One method proposed for removing \(\mathrm{SO}_{2}\) from the flue gases of power plants involves reaction with aqueous \(\mathrm{H}_{2} \mathrm{~S}\). Elemental sulfur is the product. (a) Write a balanced chemical equation for the reaction. (b) What volume of \(\mathrm{H}_{2} \mathrm{~S}\) at \(27^{\circ} \mathrm{C}\) and 760 torr would be required to remove the \(\mathrm{SO}_{2}\) formed by burning 2.0 tons of coal containing \(3.5 \% \mathrm{~S}\) by mass? (c) What mass of elemental sulfur is produced? Assume that all reactions are \(100 \%\) efficient.

: The reaction between sulfur dioxide (\(\mathrm{SO}_2\)) and hydrogen sulfide (\(\mathrm{H}_{2}\mathrm{S}\)) produces elemental sulfur (\(\mathrm{S}\)) and water (\(\mathrm{H}_{2}\mathrm{O}\)): \[ \mathrm{SO}_2 + 2\mathrm{H}_2\mathrm{S} \rightarrow 3\mathrm{S} + 2\mathrm{H}_2\mathrm{O} \]

: First, we need to determine the moles of sulfur dioxide (\(\mathrm{SO}_2\)) produced by burning 2.0 tons of coal with 3.5% sulfur by mass. The mass of sulfur in the coal is: \[ 2.0 \times 10^6\ \text{g} \times 0.035 = 7.0 \times 10^4\ \text{g} \] Now, let's find the moles of sulfur dioxide produced. We can assume each sulfur atom reacts with oxygen to form \(\mathrm{SO}_2\). The molar mass of sulfur (\(\mathrm{S}\)) is 32.07g/mol, and the molar mass of sulfur dioxide (\(\mathrm{SO}_2\)) is 32.07g/mol + 2(16.00g/mol) = 64.07g/mol.
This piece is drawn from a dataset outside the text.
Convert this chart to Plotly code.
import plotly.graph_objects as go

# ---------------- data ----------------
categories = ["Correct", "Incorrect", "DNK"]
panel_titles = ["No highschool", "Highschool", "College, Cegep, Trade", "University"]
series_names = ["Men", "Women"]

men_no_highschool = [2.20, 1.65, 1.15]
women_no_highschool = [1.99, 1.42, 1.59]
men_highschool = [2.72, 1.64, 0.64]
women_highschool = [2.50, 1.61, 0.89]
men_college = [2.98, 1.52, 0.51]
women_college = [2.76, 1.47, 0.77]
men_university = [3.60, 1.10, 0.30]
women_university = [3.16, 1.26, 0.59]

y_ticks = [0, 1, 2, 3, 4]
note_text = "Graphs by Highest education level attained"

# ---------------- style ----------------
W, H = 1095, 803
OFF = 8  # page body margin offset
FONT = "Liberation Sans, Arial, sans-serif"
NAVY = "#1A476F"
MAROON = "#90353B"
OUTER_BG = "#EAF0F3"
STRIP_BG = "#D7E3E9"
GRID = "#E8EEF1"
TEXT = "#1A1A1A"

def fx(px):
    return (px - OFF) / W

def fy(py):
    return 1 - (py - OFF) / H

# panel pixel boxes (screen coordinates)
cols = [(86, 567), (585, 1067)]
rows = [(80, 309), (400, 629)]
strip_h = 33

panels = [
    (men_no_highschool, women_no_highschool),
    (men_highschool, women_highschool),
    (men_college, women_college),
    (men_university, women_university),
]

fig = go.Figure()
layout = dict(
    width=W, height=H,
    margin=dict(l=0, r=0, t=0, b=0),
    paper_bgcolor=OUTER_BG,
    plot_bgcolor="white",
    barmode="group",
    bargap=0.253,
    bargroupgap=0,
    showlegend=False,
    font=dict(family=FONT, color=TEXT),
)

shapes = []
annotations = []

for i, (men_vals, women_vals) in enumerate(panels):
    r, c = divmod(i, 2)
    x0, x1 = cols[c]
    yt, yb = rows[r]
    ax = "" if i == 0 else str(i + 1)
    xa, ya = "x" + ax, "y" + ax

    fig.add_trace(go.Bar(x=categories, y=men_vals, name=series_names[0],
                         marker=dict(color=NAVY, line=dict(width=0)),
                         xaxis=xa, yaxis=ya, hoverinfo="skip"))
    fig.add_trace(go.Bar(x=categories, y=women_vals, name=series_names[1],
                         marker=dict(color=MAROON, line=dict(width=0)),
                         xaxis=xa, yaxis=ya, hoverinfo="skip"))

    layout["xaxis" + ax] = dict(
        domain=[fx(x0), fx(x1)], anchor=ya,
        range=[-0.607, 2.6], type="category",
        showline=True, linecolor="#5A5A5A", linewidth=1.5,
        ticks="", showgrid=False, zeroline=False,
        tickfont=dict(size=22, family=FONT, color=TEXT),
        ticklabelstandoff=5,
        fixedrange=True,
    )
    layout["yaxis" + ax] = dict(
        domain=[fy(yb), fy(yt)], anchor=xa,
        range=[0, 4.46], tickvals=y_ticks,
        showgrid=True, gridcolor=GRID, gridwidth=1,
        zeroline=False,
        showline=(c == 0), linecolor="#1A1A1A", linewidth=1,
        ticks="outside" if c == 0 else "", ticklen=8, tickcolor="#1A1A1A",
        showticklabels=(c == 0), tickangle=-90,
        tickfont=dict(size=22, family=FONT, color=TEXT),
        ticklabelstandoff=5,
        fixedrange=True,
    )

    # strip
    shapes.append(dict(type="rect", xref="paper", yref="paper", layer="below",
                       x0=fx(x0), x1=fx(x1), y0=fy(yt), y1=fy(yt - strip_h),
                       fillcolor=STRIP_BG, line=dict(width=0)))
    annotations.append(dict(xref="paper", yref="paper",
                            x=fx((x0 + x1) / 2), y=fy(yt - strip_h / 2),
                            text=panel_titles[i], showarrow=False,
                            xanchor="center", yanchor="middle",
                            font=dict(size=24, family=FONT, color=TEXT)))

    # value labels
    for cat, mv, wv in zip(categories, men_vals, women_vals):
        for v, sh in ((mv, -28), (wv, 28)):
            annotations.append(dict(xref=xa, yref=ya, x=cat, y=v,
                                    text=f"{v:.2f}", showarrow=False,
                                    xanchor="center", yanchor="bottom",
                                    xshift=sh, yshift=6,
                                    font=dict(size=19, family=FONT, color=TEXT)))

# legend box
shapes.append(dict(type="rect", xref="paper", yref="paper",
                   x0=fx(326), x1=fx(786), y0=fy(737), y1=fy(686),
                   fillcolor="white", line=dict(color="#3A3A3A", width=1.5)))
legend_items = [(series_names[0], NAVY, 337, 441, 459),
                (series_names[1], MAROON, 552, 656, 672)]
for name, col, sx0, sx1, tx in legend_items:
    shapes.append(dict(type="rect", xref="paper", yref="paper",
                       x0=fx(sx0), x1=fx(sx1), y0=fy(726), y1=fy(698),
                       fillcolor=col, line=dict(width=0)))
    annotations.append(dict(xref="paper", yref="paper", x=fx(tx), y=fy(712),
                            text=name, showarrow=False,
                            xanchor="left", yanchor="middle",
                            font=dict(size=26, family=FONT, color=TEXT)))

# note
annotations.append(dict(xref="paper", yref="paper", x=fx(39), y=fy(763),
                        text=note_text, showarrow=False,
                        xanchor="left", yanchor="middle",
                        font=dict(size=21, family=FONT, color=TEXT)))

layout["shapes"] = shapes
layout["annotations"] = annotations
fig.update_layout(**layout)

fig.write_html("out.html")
Moles of \(\mathrm{SO}_2\) produced: \[ \frac{7.0 \times 10^4\ \text{g}}{32.07\ \text{g/mol}} \times \frac{1\ \text{mol }\mathrm{SO}_2}{1\ \text{mol }\mathrm{S}} = 2.18 \times 10^3\ \text{mol }\mathrm{SO}_2 \]

: From the balanced chemical equation in step 1, we see that 1 mol of \(\mathrm{SO}_2\) reacts with 2 mol of \(\mathrm{H}_2\mathrm{S}\). Thus, the moles of \(\mathrm{H}_2\mathrm{S}\) required would be double the moles of \(\mathrm{SO}_2\) produced: \[ 2.18 \times 10^3\ \text{mol }\mathrm{SO}_2 \times \frac{2\ \text{mol }\mathrm{H}_2\mathrm{S}}{1\ \text{mol }\mathrm{SO}_2} = 4.36 \times 10^3\ \text{mol }\mathrm{H}_2\mathrm{S} \]
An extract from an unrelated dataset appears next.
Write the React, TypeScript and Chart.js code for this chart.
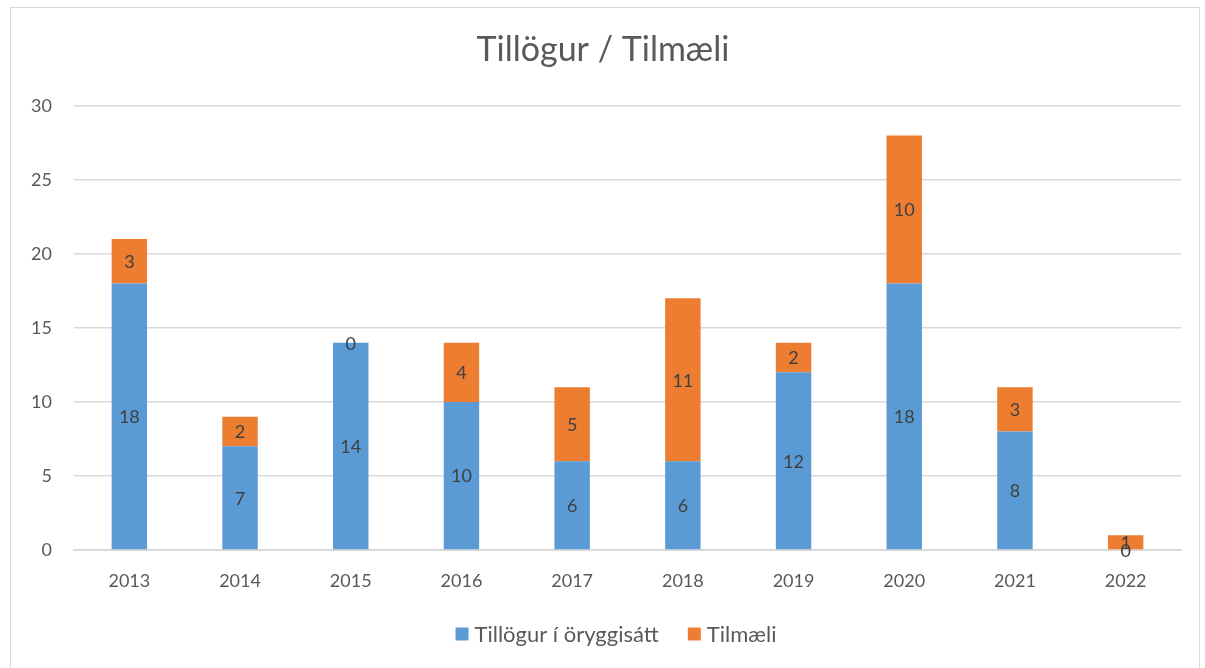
import React, { useEffect, useRef } from "react";
import { Chart, registerables } from "chart.js";

Chart.register(...registerables);

const categories = ["2013", "2014", "2015", "2016", "2017", "2018", "2019", "2020", "2021", "2022"];
const tillogur = [18, 7, 14, 10, 6, 6, 12, 18, 8, 0];
const tilmaeli = [3, 2, 0, 4, 5, 11, 2, 10, 3, 1];
const seriesNames = ["Tillögur í öryggisátt", "Tilmæli"];
const seriesColors = ["#5B9BD5", "#ED7D31"];
const titleText = "Tillögur / Tilmæli";

const FONT = "Lato, 'Liberation Sans', sans-serif";

const labelPlugin = {
  id: "segLabels",
  afterDatasetsDraw(chart: any) {
    const ctx = chart.ctx;
    ctx.save();
    ctx.font = `18px ${FONT}`;
    ctx.fillStyle = "#404040";
    ctx.textAlign = "center";
    ctx.textBaseline = "middle";
    chart.data.datasets.forEach((ds: any, di: number) => {
      const meta = chart.getDatasetMeta(di);
      meta.data.forEach((el: any, i: number) => {
        const v = ds.data[i];
        const { x, y, base } = el.getProps(["x", "y", "base"], true);
        ctx.fillText(String(v), x, (y + base) / 2 + 1);
      });
    });
    ctx.restore();
  },
};

// custom bottom legend
const legendPlugin = {
  id: "customLegend",
  afterDraw(chart: any) {
    const ctx = chart.ctx;
    ctx.save();
    ctx.font = `22px ${FONT}`;
    ctx.textBaseline = "middle";
    ctx.textAlign = "left";
    const box = 13, gap = 6, itemGap = 29;
    const items = chart.data.datasets.map((ds: any) => ({
      label: ds.label,
      color: ds.backgroundColor,
      w: ctx.measureText(ds.label).width,
    }));
    const total = items.reduce((s: number, it: any) => s + box + gap + it.w, 0) + itemGap * (items.length - 1);
    let x = chart.width / 2 - total / 2 + 11;
    const cy = chart.chartArea.bottom + 84;
    items.forEach((it: any) => {
      ctx.fillStyle = it.color;
      ctx.fillRect(x, cy - box / 2, box, box);
      x += box + gap;
      ctx.fillStyle = "#595959";
      ctx.fillText(it.label, x, cy + 1);
      x += it.w + itemGap;
    });
    ctx.restore();
  },
};

export default function App() {
  const ref = useRef<HTMLCanvasElement>(null);
  useEffect(() => {
    if (!ref.current) return;
    const chart = new Chart(ref.current, {
      type: "bar",
      data: {
        labels: categories,
        datasets: [
          { label: seriesNames[0], data: tillogur, backgroundColor: seriesColors[0], categoryPercentage: 0.32, barPercentage: 1 },
          { label: seriesNames[1], data: tilmaeli, backgroundColor: seriesColors[1], categoryPercentage: 0.32, barPercentage: 1 },
        ],
      },
      options: {
        responsive: false,
        animation: false,
        layout: { padding: { left: 14, right: 18, top: 0, bottom: 76 } },
        plugins: {
          title: {
            display: true,
            text: titleText,
            color: "#595959",
            font: { family: FONT, size: 34, weight: "normal" },
            padding: { top: 22, bottom: 35 },
          },
          legend: { display: false },
          tooltip: { enabled: false },
        },
        scales: {
          x: {
            stacked: true,
            afterFit: (s: any) => { s.height = 42; },
            grid: { display: false, drawTicks: false },
            border: { color: "#d9d9d9", width: 2 },
            ticks: { color: "#595959", font: { family: FONT, size: 18 }, padding: 20 },
          },
          y: {
            stacked: true,
            min: 0,
            max: 30,
            afterFit: (s: any) => { s.width = 49; },
            grid: { color: "#d9d9d9", lineWidth: 1.5, drawTicks: false },
            border: { display: false },
            ticks: { stepSize: 5, color: "#595959", font: { family: FONT, size: 18 }, padding: 22 },
          },
        },
      },
      plugins: [labelPlugin, legendPlugin],
    });
    return () => chart.destroy();
  }, []);
  return (
    <div style={{ position: "fixed", left: 10, top: 7, width: 1190, height: 670, border: "1px solid #d9d9d9", boxSizing: "border-box", background: "#fff" }}>
      <canvas ref={ref} width={1188} height={660} style={{ display: "block" }} />
    </div>
  );
}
: To find the volume of \(\mathrm{H}_2\mathrm{S}\) required, we can use the ideal gas law, which is given by: \[ PV = nRT \] Where P is the pressure in atm (1 atm = 760 torr), V is the volume in liters, n is the number of moles, R is the gas constant (0.0821 L⋅atm/mol⋅K), and T is the temperature in Kelvin. First, let's convert the temperature from Celsius to Kelvin: \[ T = 27^\circ\mathrm{C} + 273.15 = 300.15\ \mathrm{K} \] Now let's plug the values into the ideal gas law and solve for the volume of \(\mathrm{H}_2\mathrm{S}\). Since the pressure is given in torr, we should convert it to atm: \[ V = \frac{nRT}{P} = \frac{(4.36 \times 10^3\ \text{mol})(0.0821\ \text{L⋅atm/mol⋅K})(300.15\ \mathrm{K})} {760\ \text{torr} \times \frac{1\ \text{atm}}{760\ \text{torr}}} = 1.32 \times 10^5\ \text{L} \] So, the volume of \(\mathrm{H}_2\mathrm{S}\) required is 1.32 x \(10^5\) L.
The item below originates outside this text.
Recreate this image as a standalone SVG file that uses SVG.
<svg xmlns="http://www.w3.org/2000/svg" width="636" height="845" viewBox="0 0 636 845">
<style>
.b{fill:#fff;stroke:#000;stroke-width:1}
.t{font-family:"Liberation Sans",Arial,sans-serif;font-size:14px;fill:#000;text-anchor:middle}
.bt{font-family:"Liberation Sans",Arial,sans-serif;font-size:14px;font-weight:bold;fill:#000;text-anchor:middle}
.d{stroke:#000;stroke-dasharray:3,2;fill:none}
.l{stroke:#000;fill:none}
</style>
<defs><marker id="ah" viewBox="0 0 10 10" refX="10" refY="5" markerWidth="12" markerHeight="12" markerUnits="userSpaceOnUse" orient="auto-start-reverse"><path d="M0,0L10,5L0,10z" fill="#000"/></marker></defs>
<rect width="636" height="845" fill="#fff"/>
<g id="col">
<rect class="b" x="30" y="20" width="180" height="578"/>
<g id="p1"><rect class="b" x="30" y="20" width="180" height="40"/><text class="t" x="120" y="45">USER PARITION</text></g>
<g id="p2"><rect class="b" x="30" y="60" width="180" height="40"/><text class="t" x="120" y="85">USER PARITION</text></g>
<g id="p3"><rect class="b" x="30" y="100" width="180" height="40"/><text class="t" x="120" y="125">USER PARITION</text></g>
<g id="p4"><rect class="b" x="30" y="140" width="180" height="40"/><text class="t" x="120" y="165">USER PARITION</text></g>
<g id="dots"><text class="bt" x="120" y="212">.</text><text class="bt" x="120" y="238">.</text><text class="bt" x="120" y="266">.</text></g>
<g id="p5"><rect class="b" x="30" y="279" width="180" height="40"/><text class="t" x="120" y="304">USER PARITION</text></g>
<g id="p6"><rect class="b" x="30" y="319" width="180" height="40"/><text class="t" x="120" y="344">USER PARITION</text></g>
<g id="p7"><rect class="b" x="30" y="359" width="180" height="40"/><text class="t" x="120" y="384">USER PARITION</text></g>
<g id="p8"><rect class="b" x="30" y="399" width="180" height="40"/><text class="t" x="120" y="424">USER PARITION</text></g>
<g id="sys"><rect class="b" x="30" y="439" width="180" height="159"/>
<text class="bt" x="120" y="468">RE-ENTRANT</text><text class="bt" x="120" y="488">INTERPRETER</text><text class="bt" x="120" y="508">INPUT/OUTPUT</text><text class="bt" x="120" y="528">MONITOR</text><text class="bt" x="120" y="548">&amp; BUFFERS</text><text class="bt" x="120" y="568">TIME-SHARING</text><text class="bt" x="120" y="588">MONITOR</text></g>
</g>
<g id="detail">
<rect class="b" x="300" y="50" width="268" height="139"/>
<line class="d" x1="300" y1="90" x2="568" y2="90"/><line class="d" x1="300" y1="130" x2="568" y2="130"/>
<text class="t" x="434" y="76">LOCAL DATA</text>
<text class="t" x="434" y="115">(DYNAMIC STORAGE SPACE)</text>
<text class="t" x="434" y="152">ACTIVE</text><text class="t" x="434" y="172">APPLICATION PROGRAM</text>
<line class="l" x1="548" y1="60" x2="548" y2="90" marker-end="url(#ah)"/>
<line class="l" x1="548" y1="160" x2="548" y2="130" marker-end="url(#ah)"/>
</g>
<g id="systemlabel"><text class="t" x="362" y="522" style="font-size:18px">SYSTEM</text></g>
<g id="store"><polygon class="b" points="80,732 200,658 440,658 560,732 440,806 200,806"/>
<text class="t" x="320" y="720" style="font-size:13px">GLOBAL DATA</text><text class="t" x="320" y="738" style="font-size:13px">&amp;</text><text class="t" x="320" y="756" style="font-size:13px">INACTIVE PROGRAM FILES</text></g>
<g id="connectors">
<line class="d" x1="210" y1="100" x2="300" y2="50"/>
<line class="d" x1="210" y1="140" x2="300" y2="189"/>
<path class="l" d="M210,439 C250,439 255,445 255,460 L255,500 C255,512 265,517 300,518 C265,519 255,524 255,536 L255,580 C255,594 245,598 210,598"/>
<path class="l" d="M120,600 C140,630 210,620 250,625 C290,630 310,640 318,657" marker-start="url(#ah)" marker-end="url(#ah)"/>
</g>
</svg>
: From the balanced chemical equation in step 1, we see that 1 mol of \(\mathrm{SO}_2\) reacts to produce 3 mol of elemental sulfur (\(\mathrm{S}\)). Thus, the moles of \(\mathrm{S}\) produced would be triple the moles of \(\mathrm{SO}_2\) produced: \[ 2.18 \times 10^3\ \text{mol }\mathrm{SO}_2 \times \frac{3\ \text{mol }\mathrm{S}}{1\ \text{mol }\mathrm{SO}_2} = 6.54 \times 10^3\ \text{mol }\mathrm{S} \] Finally, let's convert the moles of \(\mathrm{S}\) produced to mass: \[ 6.54 \times 10^3\ \text{mol }\mathrm{S} \times \frac{32.07\ \text{g }\mathrm{S}}{1\ \text{mol }\mathrm{S}} = 2.10 \times 10^5\ \text{g} \] So, the mass of elemental sulfur produced is 2.10 x \(10^5\) g.